■ Data segment ■
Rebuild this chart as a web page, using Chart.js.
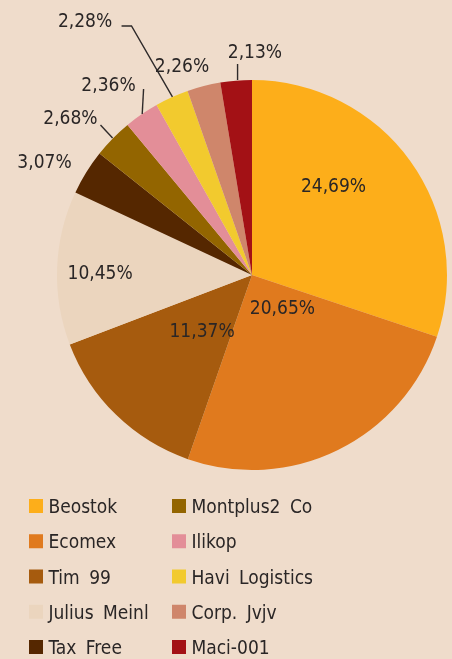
<!DOCTYPE html>
<html>
<head>
<meta charset="utf-8">
<script src="https://cdn.jsdelivr.net/npm/chart.js@4"></script>
<style>
  html, body { margin:0; padding:0; background:#efdccb; }
  .wrap { position:relative; width:452px; height:659px; }
</style>
</head>
<body>
<div class="wrap"><canvas id="pie" width="452" height="659"></canvas></div>
<script>
const companies = ['Beostok','Ecomex','Tim 99','Julius Meinl','Tax Free','Montplus2 Co','Ilikop','Havi Logistics','Corp. Jvjv','Maci-001'];
const shares = [24.69, 20.65, 11.37, 10.45, 3.07, 2.68, 2.36, 2.28, 2.26, 2.13];
const colors = ['#fdae1a','#e07a1e','#a65b0e','#ebd5be','#552700','#936500','#e38e98','#f2ca2e','#cf866b','#a31115'];

// label spots, in pie radius units from the centre; optional leader line
const placement = [
  { x: 0.418, y:-0.462 },
  { x: 0.156, y: 0.164 },
  { x:-0.256, y: 0.282 },
  { x:-0.779, y:-0.015 },
  { x:-1.064, y:-0.587 },
  { x:-0.931, y:-0.808, line:[[-0.715,-0.703],[-0.777,-0.769]] },
  { x:-0.736, y:-0.982, line:[[-0.563,-0.826],[-0.556,-0.954]] },
  { x:-0.856, y:-1.310, line:[[-0.408,-0.913],[-0.618,-1.277],[-0.669,-1.277]] },
  { x:-0.359, y:-1.079 },
  { x: 0.015, y:-1.151, line:[[-0.074,-1.0],[-0.074,-1.082]] }
];

const FONT = '19px "DejaVu Sans Condensed", "DejaVu Sans", sans-serif';
const INK = '#2a2626';

function pct(v){ return v.toFixed(2).replace('.', ',') + '%'; }

const labelsPlugin = {
  id: 'pieLabels',
  afterDatasetsDraw(chart){
    const ctx = chart.ctx;
    const arc = chart.getDatasetMeta(0).data[0];
    if(!arc) return;
    const cx = arc.x, cy = arc.y, R = arc.outerRadius;
    ctx.save();
    ctx.strokeStyle = '#2e2a2a';
    ctx.lineWidth = 1.4;
    placement.forEach(p => {
      if(!p.line) return;
      ctx.beginPath();
      p.line.forEach((pt, k) => {
        const px = cx + pt[0]*R, py = cy + pt[1]*R;
        if(k === 0) ctx.moveTo(px, py); else ctx.lineTo(px, py);
      });
      ctx.stroke();
    });
    ctx.font = FONT;
    ctx.fillStyle = INK;
    ctx.textAlign = 'center';
    ctx.textBaseline = 'alphabetic';
    shares.forEach((v, i) => {
      const p = placement[i];
      ctx.fillText(pct(v), cx + p.x*R, cy + p.y*R + 7);
    });
    ctx.restore();
  },
  afterDraw(chart){
    // two-column legend, filled column by column
    const ctx = chart.ctx;
    ctx.save();
    ctx.font = FONT;
    ctx.textAlign = 'left';
    ctx.textBaseline = 'alphabetic';
    if('wordSpacing' in ctx) ctx.wordSpacing = '4px';
    companies.forEach((name, i) => {
      const col = Math.floor(i / 5), row = i % 5;
      const x = 29 + col*143;
      const y = 499 + row*35.25;
      ctx.fillStyle = colors[i];
      ctx.fillRect(x, y, 14, 14);
      ctx.fillStyle = INK;
      ctx.fillText(name, x + 19.5, y + 14);
    });
    ctx.restore();
  }
};

new Chart(document.getElementById('pie'), {
  type: 'pie',
  data: {
    labels: companies,
    datasets: [{ data: shares, backgroundColor: colors, borderWidth: 0 }]
  },
  options: {
    responsive: false,
    animation: false,
    layout: { padding: { left: 57, right: 5, top: 80, bottom: 189 } },
    plugins: { legend: { display: false }, tooltip: { enabled: false } }
  },
  plugins: [labelsPlugin]
});
</script>
</body>
</html>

■ Exercise description ■
Leave out any pictures and return exactly the lines from the beginning of the data through the line with "return v.toFixed(2).replace('.', ',')", inclusive.

■ Answer ■
Rebuild this chart as a web page, using Chart.js.
<!DOCTYPE html>
<html>
<head>
<meta charset="utf-8">
<script src="https://cdn.jsdelivr.net/npm/chart.js@4"></script>
<style>
  html, body { margin:0; padding:0; background:#efdccb; }
  .wrap { position:relative; width:452px; height:659px; }
</style>
</head>
<body>
<div class="wrap"><canvas id="pie" width="452" height="659"></canvas></div>
<script>
const companies = ['Beostok','Ecomex','Tim 99','Julius Meinl','Tax Free','Montplus2 Co','Ilikop','Havi Logistics','Corp. Jvjv','Maci-001'];
const shares = [24.69, 20.65, 11.37, 10.45, 3.07, 2.68, 2.36, 2.28, 2.26, 2.13];
const colors = ['#fdae1a','#e07a1e','#a65b0e','#ebd5be','#552700','#936500','#e38e98','#f2ca2e','#cf866b','#a31115'];

// label spots, in pie radius units from the centre; optional leader line
const placement = [
  { x: 0.418, y:-0.462 },
  { x: 0.156, y: 0.164 },
  { x:-0.256, y: 0.282 },
  { x:-0.779, y:-0.015 },
  { x:-1.064, y:-0.587 },
  { x:-0.931, y:-0.808, line:[[-0.715,-0.703],[-0.777,-0.769]] },
  { x:-0.736, y:-0.982, line:[[-0.563,-0.826],[-0.556,-0.954]] },
  { x:-0.856, y:-1.310, line:[[-0.408,-0.913],[-0.618,-1.277],[-0.669,-1.277]] },
  { x:-0.359, y:-1.079 },
  { x: 0.015, y:-1.151, line:[[-0.074,-1.0],[-0.074,-1.082]] }
];

const FONT = '19px "DejaVu Sans Condensed", "DejaVu Sans", sans-serif';
const INK = '#2a2626';

function pct(v){ return v.toFixed(2).replace('.', ',') + '%'; }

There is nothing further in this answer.